Giving Trees and paying it forwardWritten by Michael Drew Shaw | | firstname.lastname@example.org
Our radio show talks a lot about giving. Paying it forward like Kevin Spacey does in the movie of the same name. Toledo’s Lois Mitten Rosenberry gives a lot as you will hear on the show this week.
I’m writing a book called Unsuspecting Friends in which the main character is a tree. After my first draft, a friend told me about Shel Silverstein’s “The Giving Tree.” First published in 1964, the book has become one of his best-known titles and an inspiration to me.
“The Giving Tree” is about a young boy and a tree in a forest. The tree always provides the boy with whatever he wants: branches to swing from, shade to sit under and apples to snack on.
The tree loves the boy very much and gives him anything he asks for. In the ultimate act of self-sacrifice, the tree lets the boy cut her down so he can build a boat, leaving only a stump.

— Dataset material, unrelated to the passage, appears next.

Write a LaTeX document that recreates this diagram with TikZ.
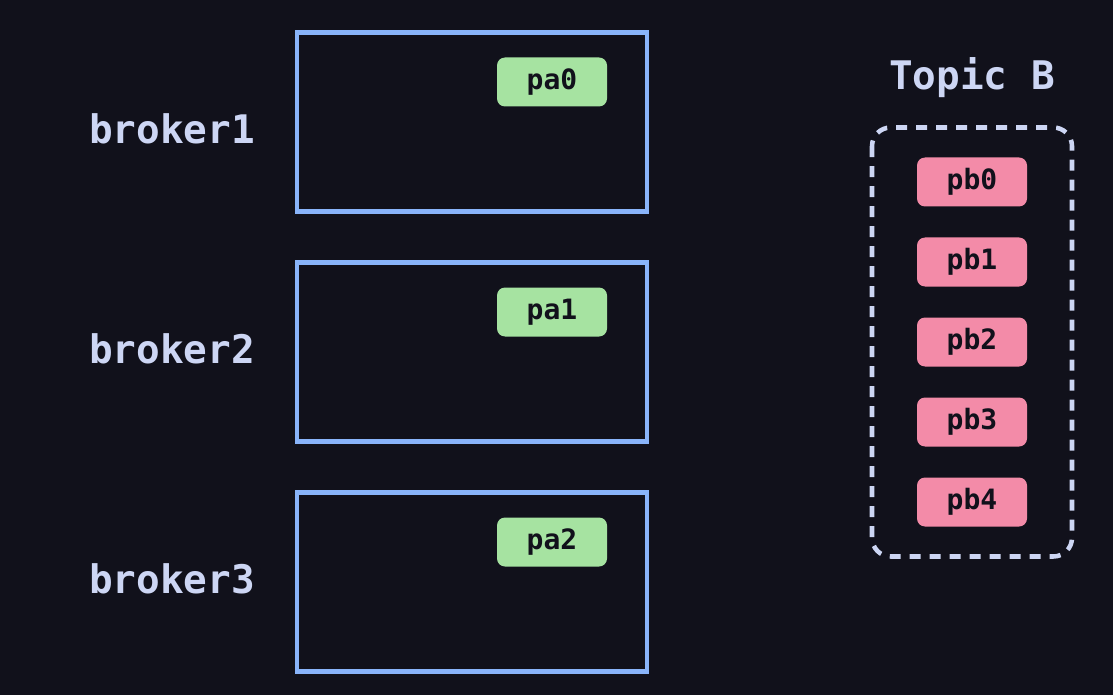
\documentclass[tikz,border=0pt]{standalone}
\usepackage{fontspec}
\setmonofont{DejaVu Sans Mono}
\definecolor{bgdark}{HTML}{11111B}
\definecolor{brokerblue}{HTML}{89B4FA}
\definecolor{partgreen}{HTML}{A6E3A1}
\definecolor{partpink}{HTML}{F38BA8}
\definecolor{labeltext}{HTML}{CDD6F4}
\tikzset{
  brokerbox/.style={draw=brokerblue, line width=3.4pt, minimum width=262.5pt, minimum height=134pt, inner sep=0pt},
  brokerlabel/.style={text=labeltext, font=\ttfamily\bfseries\fontsize{29.5}{31}\selectfont, anchor=west, inner sep=0pt},
  partbox/.style={rounded corners=6pt, minimum width=82.5pt, minimum height=36.75pt, inner sep=0pt, text=bgdark, font=\ttfamily\bfseries\fontsize{21}{22}\selectfont},
  pa/.style={partbox, fill=partgreen},
  pb/.style={partbox, fill=partpink}
}
\begin{document}
\begin{tikzpicture}[x=0.75pt,y=-0.75pt]
  % Background
  \fill[bgdark] (0,0) rectangle (1113,695);
  \useasboundingbox (0,0) rectangle (1113,695);

  % Brokers with their partition of topic A
  \foreach \i/\y/\ly in {1/122/129, 2/352/349, 3/582/579} {
    \node[brokerbox] (broker\i) at (472,\y) {};
    \node[brokerlabel] (label\i) at (89,\ly) {broker\i};
  }
  \node[pa] (pa0) at (552,82) {pa0};
  \node[pa] (pa1) at (552,312) {pa1};
  \node[pa] (pa2) at (552,542) {pa2};

  % Topic B and its partitions
  \node[text=labeltext, font=\ttfamily\bfseries\fontsize{29.5}{31}\selectfont] (topicB) at (972,78) {Topic B};
  \foreach \j in {0,...,4}
    \node[pb] (pb\j) at (972,182+80*\j) {pb\j};
  \draw[labeltext, line width=3.4pt, dash pattern=on 8.25pt off 6.75pt, rounded corners=14pt]
    (872,127.5) rectangle (1072,556.5);
\end{tikzpicture}
\end{document}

Many years later, the boy, now an old man, returns, and the tree says, “I have nothing left to give you.” The old man replies that all he needs is a quiet place to sit and rest. The tree happily obliges.
In my book, the tree is a he, a “Sweet Gum” that gets made into a picnic table. The people he meets are his unsuspecting friends.
I don’t know why I like trees so much. It has something to do with that big old Elm in front of my childhood home on St. John Street.
Spring is especially good for trees. Their buds pop as the days get longer, which is the perfect opportunity to give you Sweet Gum’s thoughts on daylight savings time.
Ben Franklin came up with daylight savings time way back in 1784. Last night I stayed awake to watch it happen, but nothing happened. At exactly 2 a.m., I was looking up through the troposphere and the stratosphere and nothing happened. One full hour, 60 minutes, gone, poof, just like that!
Now I’ve been trying to figure this out for years and it still doesn’t make any sense to me. At 2 a.m. on a designated day, we lose an hour. Now if people turn their clocks back before they go to bed that’s one thing, but if you’re a picnic table like me just sitting out here under a bunch of atmospheric layers with no clock and no watch — and a sun dial wouldn’t do any good — isn’t something supposed to happen at 2 a.m.?
Doesn’t it become 1 a.m.? And if it does shouldn’t those of us with no clocks or watches or sundials or egg timers be able to see a full hour disappear? How could you miss that much time flying by?
Now think about this. If you’re on Eastern Standard Time, does 11 p.m. in California become 10 p.m. at 2 a.m. here? And that’s just the half of it. It’s not even Sunday in California at 2 a.m. here. Saturday night still has 60 minutes to go. What happens to that hour?
And what would happen in California if daylight savings time started at 3 a.m. instead of 2 a.m.? Things would be happening right at midnight at the exact same time that one day changes to the next.
It’s all very confusing and I am very tired, thank you very much, so goodnight. I wouldn’t be surprised if it’s Thursday when I wake up yesterday and it’s not even Monday yet.